Voice Assistant for Software Developers and Team Meetings

smart home assistant
Robin is an intelligent voice assistant that lets software developers access repository statistics and execute workflows on GitHub.

Our Team

Chloe Hebert

Reserach Assistant

Chloe is a third year software engineering major. Her project responsibilities include designing and implementing Robin for Alexa platforms, improving implemented commands based on user feedback, and writing an automated test suite for Robin’s codebase.

Abhishu Rawka

RESERACH ASSISTANT

Abhishu is a senior majoring in software engineering. He is an international student from India. In his free time, Abhi likes to surf, hike, and listen to music. He is incredibly grateful for professor Bruno Da. Silva and their project sponsor Sprague for this opportunity. Abhishu was responsible for the Google Assistant side of Robin Teammate.

Acknowledgements

We would like to thank the Sprague Family Foundation for sponsoring this project. We would also like to thank our faculty advisor Dr. Bruno da Silva for the opportunity to contribute to an innovative project and for his support and guidance throughout the project.

Robin Demo

Our Project's Digital Poster

Project Abstract

Software developers often use GitHub to manage code version control, collaborate with other developers, and keep track of tasks for a project. Having access to project data is critical for software development teams to make informed and quick decisions, but finding this data can be difficult through GitHub’s web-based user interface. Our solution is to implement an intelligent voice assistant skill for software developers to run on well-known smart voice assistant platforms such as Amazon Alexa and Google Assistant.

Motivation

Software developers often use GitHub to manage code version control, collaborate with other developers, and keep track of tasks for a project.

Having access to project data is critical for software development teams to make informed and quick decisions, but finding this data can be difficult through GitHub’s web-based user interface. Furthermore, software repository data is only partially explored by GitHub and calculating project-development statistics based on this data by hand is time-consuming.

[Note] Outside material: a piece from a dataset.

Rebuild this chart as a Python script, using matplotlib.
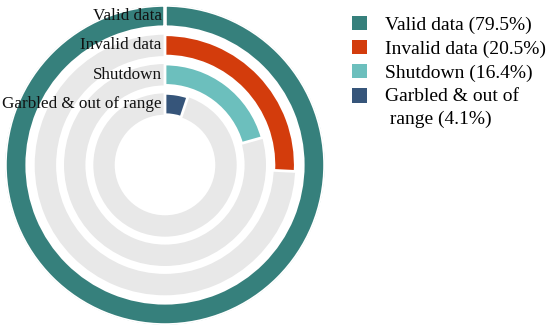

Our solution is to create a voice assistant that will let users access the same project information by speaking questions and commands aloud instead. While there are similar voice assistants in the market already, these applications either do not provide this service for GitHub specifically or the supported commands are curated for individual developers. A voice assistant geared towards both software developer teams and individuals using GitHub does not yet exist.

Software Architecture

The developer’s spoken phrase is processed by Alexa’s or Google’s Natural Language Understanding (NLU) and Automatic Speech Recognition (ASR) models. Google’s Diagflow and Alexa’s interaction model respectively then takes the spoken phrase and formats it into a JSON object with other phrase metadata. This object is then sent to our webhook hosted on the cloud. The user’s request maps to a specific command specified in the backend logic code, and this command will perform the requested GitHub API call. A response is formatted by the backend logic code, and this response is sent back to the developer to be spoken through the physical voice assistant device.

Completed Work

Robin has 18 fully implemented commands within an Alexa skill with customizable options catered towards either individual developers or developers working in teams. An automated test suite covering these commands will ensure these commands still work as the Alexa Node.js SDK changes. Developers can also gain access to a beta version of Robin on their Alexa device.

Future Robin commands will be developed on Voiceflow, a platform that allows cross-compilation to Google Assistant and Alexa from one codebase.

Use Case

Robin can assist a software development team at all stages of development. Consider a dialog between a developer and Robin as the developer reviews the previous sprint and decides which backlog features should be implemented next:

Developer: What are the issues with the label “backlog”?

Robin: The issues with the label “backlog” are issue numbers 92 and 93

When the developer realizes one of those issues was resolved, they close the issue.

Developer: Close issue number 92

The developer also decides to assign a backlog task to another teammate.

Developer: Assign bcdasilv to issue number 93

Robin: The issue was successfully updated

The team can also get statistics like the average time to complete a code review for the last sprint.

Developer: What is the median pull request review time over the last two weeks?

Robin: The median pull request review time is 3.9 days, or 93.6 hours

Since the backlog is not far behind schedule and the median PR review time is still high, the developer decided to do a code review session on an open PR.